Never enough time to fit it all in. Always something or someone forgotten. And if, Cthulhu forbid, anything actually goes wrong, you have to go to positively Herculean lengths to fix it.
So yesterday, Natalie's car died. She was on her way back from Launceston, having taken the Smaller Son for his double-bass lesson (yes, he's graduated from violin. He looks ludicrous playing an instrument roughly a hundred and forty-five times his own size, but he loves it, and he's good at it.) when somewhere in the boonies past Nunamara, the car -- in her inimitable technical jargon -- went 'phoot'. And stopped.
Of course, there's usually no mobile phone signal out there. But yesterday, perhaps due to her shiny new iphone or perhaps due to remarkably kind weather conditions, she managed to get half a call through to me. Couldn't reach the RACT, no. But she could reach me, and I could reach the RACT.
The operator was really nice. Naturally I didn't have Natalie's RACT membership card or number. And I only had the first two letters of her license plate, because that was all Nat gave me before her phone and Telstra conspired to funk out together. And I couldn't actually remember the model of car... but I knew it was a very dark grey Honda. Yeah. Two-door. Sports. That.
Anyway, the operator dug Nat's details out of the database, and volunteered to try to call her to let her know help was due. (Miraculously, that call went through. Natalie is still marvelling at it.) And I packed up the Mau-Mau, and we drove out to where the afflicted car sat by the roadside, and I collected the two boys, and went back home. Eventually, a tow-truck dropped Natalie off and continued through to Scottsdale. Scratch one family vehicle for an indeterminate period of time.

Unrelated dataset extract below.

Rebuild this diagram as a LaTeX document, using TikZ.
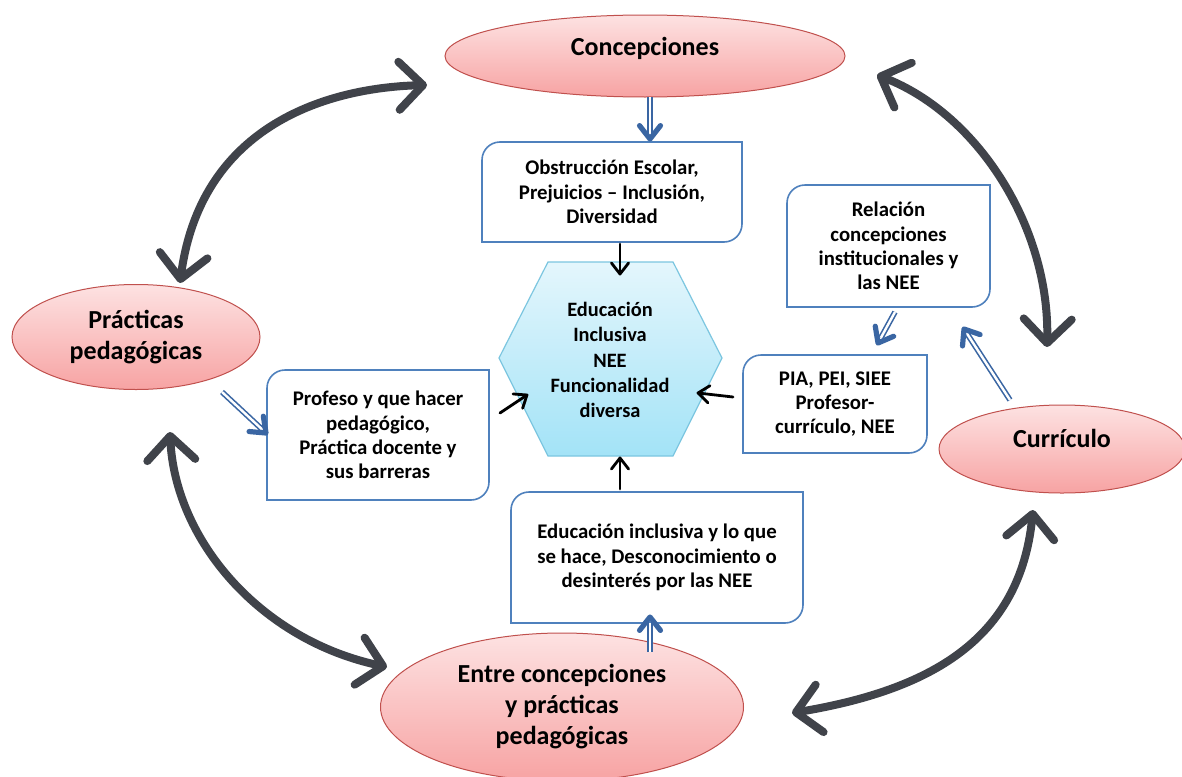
\documentclass[tikz,border=0pt]{standalone}
\usepackage{fontspec}
\setmainfont{Carlito}
\usetikzlibrary{shapes.geometric,calc,arrows.meta}
\definecolor{pinktop}{HTML}{FDE2E2}
\definecolor{pinkbot}{HTML}{F7A3A3}
\definecolor{pinkline}{HTML}{C0504D}
\definecolor{boxblue}{HTML}{4F81BD}
\definecolor{arrblue}{HTML}{3A66A3}
\definecolor{hextop}{HTML}{E4F6FC}
\definecolor{hexbot}{HTML}{A3E3F7}
\definecolor{hexline}{HTML}{7CC6E0}
\definecolor{pencil}{HTML}{40434A}
\newcommand{\chev}[4]{\draw[#1] ($(#2)!#4!38:(#3)$) -- (#2) -- ($(#2)!#4!-38:(#3)$);}
\newcommand{\rdbox}[1]{\draw[boxline] (#1.south west) -- ([yshift=-9pt]#1.north west) arc[start angle=180,end angle=90,radius=9pt] -- (#1.north east) -- ([yshift=9pt]#1.south east) arc[start angle=0,end angle=-90,radius=9pt] -- cycle;}
\tikzset{
  ell/.style={ellipse, draw=pinkline, line width=0.5pt, top color=pinktop, bottom color=pinkbot, font=\bfseries\fontsize{13}{15.5}\selectfont, align=center, inner sep=0pt, outer sep=0pt},
  boxtext/.style={font=\bfseries\fontsize{10.4}{12.2}\selectfont, align=center, inner sep=0pt, outer sep=0pt},
  boxline/.style={draw=boxblue, line width=0.8pt},
  blk/.style={line width=1.4pt, black, line cap=round, line join=round},
  dbl/.style={draw=arrblue, double=white, double distance=1.2pt, line width=0.8pt, shorten >=3pt},
  dhead/.style={draw=arrblue, line width=2.6pt, line cap=round, line join=round},
  pencilarrow/.style={draw=pencil, line width=4pt, line cap=round, {Straight Barb[length=12pt,width=24pt,round]}-{Straight Barb[length=12pt,width=24pt,round]}}
}
\begin{document}
\begin{tikzpicture}[x=0.5pt,y=-0.5pt]
\useasboundingbox[fill=white] (0,0) rectangle (1182,776);

% ellipses
\node[ell, minimum width=200pt, minimum height=41pt, text depth=10pt] (conc) at (645,56) {Concepciones};
\node[ell, minimum width=124pt, minimum height=52.5pt] (prac) at (136,337) {Prácticas\\pedagógicas};
\node[ell, minimum width=123pt, minimum height=44pt, text depth=11pt] (curr) at (1062,449) {Currículo};
\node[ell, minimum width=181.5pt, minimum height=74pt] (entre) at (562,707) {Entre concepciones\\y prácticas\\pedagógicas};

% hexagon
\path[draw=hexline, line width=0.6pt, top color=hextop, bottom color=hexbot]
  (548,262) -- (673,262) -- (722,358) -- (673,456) -- (548,456) -- (499,358) -- cycle;
\node[boxtext, font=\bfseries\fontsize{10.2}{12.6}\selectfont] (hex) at (610,360) {Educación\\Inclusiva\\NEE\\Funcionalidad\\diversa};

% boxes
\node[boxtext, minimum width=130pt, minimum height=50pt] (top) at (612,192) {Obstrucción Escolar,\\Prejuicios – Inclusión,\\Diversidad};
\rdbox{top}
\node[boxtext, minimum width=111pt, minimum height=65pt] (left) at (378,435) {Profeso y que hacer\\pedagógico,\\Práctica docente y\\sus barreras};
\rdbox{left}
\node[boxtext, minimum width=92pt, minimum height=49pt] (pia) at (835,404) {PIA, PEI, SIEE\\Profesor-\\currículo, NEE};
\rdbox{pia}
\node[boxtext, minimum width=101.5pt, minimum height=61pt] (rel) at (888.5,246) {Relación\\concepciones\\institucionales y\\las NEE};
\rdbox{rel}
\node[boxtext, minimum width=146pt, minimum height=65.5pt] (bot) at (657,557.5) {Educación inclusiva y lo que\\se hace, Desconocimiento o\\desinterés por las NEE};
\rdbox{bot}

% endpoints
\coordinate (b1s) at (650,97);   \coordinate (b1t) at (650,139);
\coordinate (b2s) at (222,392);  \coordinate (b2t) at (266,433);
\coordinate (b3s) at (895,312);  \coordinate (b3t) at (878,343);
\coordinate (b4s) at (1010,400); \coordinate (b4t) at (964,329);
\coordinate (b5s) at (650,652);  \coordinate (b5t) at (650,617);
\coordinate (k1s) at (620,244);  \coordinate (k1t) at (620,274);
\coordinate (k2s) at (500,413);  \coordinate (k2t) at (527,395);
\coordinate (k3s) at (733,397);  \coordinate (k3t) at (698,393);
\coordinate (k4s) at (620,489);  \coordinate (k4t) at (620,458);

% blue double arrows
\foreach \i in {1,...,5}{
  \draw[dbl] (b\i s) -- (b\i t);
  \chev{dhead}{b\i t}{b\i s}{8.5pt}
}
% black arrows
\foreach \i in {1,...,4}{
  \draw[blk] (k\i s) -- (k\i t);
  \chev{blk}{k\i t}{k\i s}{7pt}
}

% pencil arrows
\coordinate (p1a) at (427,85);   \coordinate (p1b) at (180,283);
\coordinate (p2a) at (877,75);   \coordinate (p2b) at (1047,347);
\coordinate (p3a) at (170,432);  \coordinate (p3b) at (387,667);
\coordinate (p4a) at (1033,510); \coordinate (p4b) at (792,713);
\draw[pencilarrow] (p1a) .. controls (320,88) and (200,130) .. (p1b);
\draw[pencilarrow] (p2a) .. controls (980,115) and (1050,230) .. (p2b);
\draw[pencilarrow] (p3a) .. controls (175,540) and (260,640) .. (p3b);
\draw[pencilarrow] (p4a) .. controls (1020,640) and (930,690) .. (p4b);
\end{tikzpicture}
\end{document}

So this morning, I went down to run the pump. And it started just fine, sure. But as soon as it came under load, it started to cough, labour, and limp. Didn't generate any pressure to speak of, either. I ran through the usual routine (spark, air, fuel-flow) but the fact that the pump was starting so nicely made me think something else was afoot. And indeed: when I opened a backflow stopper, the water that emerged from the actual pump/impeller chamber was disturbingly grey. Not mud-grey, because our mud is brown, but super-fine metal shavings grey.
I think the impellers are fucked, to be honest.

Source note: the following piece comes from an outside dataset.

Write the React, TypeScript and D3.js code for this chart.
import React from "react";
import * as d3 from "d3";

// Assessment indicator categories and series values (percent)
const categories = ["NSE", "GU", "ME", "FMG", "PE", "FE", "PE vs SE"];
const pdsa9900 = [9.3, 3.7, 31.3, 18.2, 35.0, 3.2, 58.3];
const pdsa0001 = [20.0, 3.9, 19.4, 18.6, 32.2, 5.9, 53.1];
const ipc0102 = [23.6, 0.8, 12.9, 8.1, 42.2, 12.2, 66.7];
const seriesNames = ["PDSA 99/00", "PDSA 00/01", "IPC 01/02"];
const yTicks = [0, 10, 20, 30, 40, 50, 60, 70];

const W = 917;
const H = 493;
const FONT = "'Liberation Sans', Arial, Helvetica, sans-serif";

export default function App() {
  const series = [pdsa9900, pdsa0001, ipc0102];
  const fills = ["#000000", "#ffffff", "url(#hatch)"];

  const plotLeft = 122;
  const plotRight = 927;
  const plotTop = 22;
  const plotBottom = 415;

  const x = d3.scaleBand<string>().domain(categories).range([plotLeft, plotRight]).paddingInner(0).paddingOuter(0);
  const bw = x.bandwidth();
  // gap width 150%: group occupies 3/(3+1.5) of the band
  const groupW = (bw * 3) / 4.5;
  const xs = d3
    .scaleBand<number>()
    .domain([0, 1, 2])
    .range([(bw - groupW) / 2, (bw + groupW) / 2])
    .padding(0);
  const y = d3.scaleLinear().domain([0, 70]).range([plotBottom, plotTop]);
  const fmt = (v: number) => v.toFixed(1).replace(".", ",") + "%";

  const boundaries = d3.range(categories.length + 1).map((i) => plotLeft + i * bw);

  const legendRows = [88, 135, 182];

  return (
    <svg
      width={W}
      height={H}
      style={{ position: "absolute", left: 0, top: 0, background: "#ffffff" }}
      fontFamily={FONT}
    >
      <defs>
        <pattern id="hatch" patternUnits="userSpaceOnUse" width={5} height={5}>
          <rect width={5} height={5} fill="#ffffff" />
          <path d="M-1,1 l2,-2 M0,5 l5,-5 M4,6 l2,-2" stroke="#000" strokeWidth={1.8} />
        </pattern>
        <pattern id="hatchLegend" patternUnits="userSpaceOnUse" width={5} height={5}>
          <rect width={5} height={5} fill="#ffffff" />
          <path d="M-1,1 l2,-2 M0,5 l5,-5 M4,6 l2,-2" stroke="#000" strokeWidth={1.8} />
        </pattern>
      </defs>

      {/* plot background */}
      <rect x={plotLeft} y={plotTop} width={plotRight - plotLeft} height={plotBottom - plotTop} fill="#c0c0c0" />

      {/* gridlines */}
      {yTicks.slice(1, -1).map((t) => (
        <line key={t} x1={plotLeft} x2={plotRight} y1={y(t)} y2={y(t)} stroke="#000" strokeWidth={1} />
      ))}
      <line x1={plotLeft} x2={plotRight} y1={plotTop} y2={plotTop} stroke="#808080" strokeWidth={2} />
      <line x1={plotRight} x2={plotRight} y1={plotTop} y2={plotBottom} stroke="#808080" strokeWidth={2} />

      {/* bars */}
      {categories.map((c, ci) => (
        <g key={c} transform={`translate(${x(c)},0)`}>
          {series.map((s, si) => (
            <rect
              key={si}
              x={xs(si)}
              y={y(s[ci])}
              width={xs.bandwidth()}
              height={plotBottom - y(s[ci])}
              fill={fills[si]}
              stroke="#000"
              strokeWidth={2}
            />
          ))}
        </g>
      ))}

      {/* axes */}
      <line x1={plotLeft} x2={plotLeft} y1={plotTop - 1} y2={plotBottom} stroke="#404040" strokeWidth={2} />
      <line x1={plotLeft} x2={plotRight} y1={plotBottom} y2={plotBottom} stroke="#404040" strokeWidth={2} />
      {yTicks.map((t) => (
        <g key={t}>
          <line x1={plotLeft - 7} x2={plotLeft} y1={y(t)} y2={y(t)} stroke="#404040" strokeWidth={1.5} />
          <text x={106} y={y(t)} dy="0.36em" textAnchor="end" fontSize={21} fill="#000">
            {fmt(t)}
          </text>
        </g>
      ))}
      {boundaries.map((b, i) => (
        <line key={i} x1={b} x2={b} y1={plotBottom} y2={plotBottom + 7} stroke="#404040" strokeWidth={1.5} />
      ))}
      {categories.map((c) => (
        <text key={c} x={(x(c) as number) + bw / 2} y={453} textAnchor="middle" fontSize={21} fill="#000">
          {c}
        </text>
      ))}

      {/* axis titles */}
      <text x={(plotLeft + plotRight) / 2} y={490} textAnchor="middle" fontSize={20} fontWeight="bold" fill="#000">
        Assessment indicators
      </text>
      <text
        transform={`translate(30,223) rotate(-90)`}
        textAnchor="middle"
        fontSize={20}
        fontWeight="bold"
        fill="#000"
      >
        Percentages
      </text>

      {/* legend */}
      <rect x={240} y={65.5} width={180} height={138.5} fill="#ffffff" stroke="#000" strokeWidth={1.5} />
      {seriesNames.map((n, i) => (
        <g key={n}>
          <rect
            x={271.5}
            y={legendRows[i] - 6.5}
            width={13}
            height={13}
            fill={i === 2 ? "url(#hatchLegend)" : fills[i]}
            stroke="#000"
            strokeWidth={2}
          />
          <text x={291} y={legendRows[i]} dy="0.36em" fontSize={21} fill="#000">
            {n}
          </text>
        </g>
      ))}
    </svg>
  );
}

I checked the water level in the tank, and then I cursed. Evidently the failure occurred during the last run of the pump, because we've got maybe a week of very carefully water usage left.
Fuck. Fuck fuck fuckity fuck.
So I've disconnected the pump, as one does. And meanwhile, I've picked up Jake's good friend who's visiting for the afternoon, and I've dropped the Mau-Mau at a birthday party. The party-people will return the Mau-Mau, and Jake's friend's dad will come to collect his son (I hope!) sometime this evening. This is all necessary so that Natalie has the chance to go in and play music in Launceston, which is her major relaxation for the week. But it does leave us stranded here, what with her taking the operational vehicle.
And tomorrow? Tomorrow I will arise quite early. I will load Natalie and the boys and the Mau-Mau into the Mighty Earth King, along with the pump. I will drop Natalie at her work. I will drop the boys at school. And then I will do the rounds of hardware places, farming co-op stores and small-motor driven device stores until I can lay hands on an appropriate replacement pump. This one is seven or eight years old, and it's done solid work. It's going to be expensive, but the best strategy is to replace the goddam thing, and have the old one repaired to act as a backup.
And of course, that means that most of tomorrow will be spent connecting the new pump, and running a load of water up to the tank, and collecting kids and wives after they've done their daily stuff, and all this with the Mau-Mau underfoot...
... I really hate this time of year.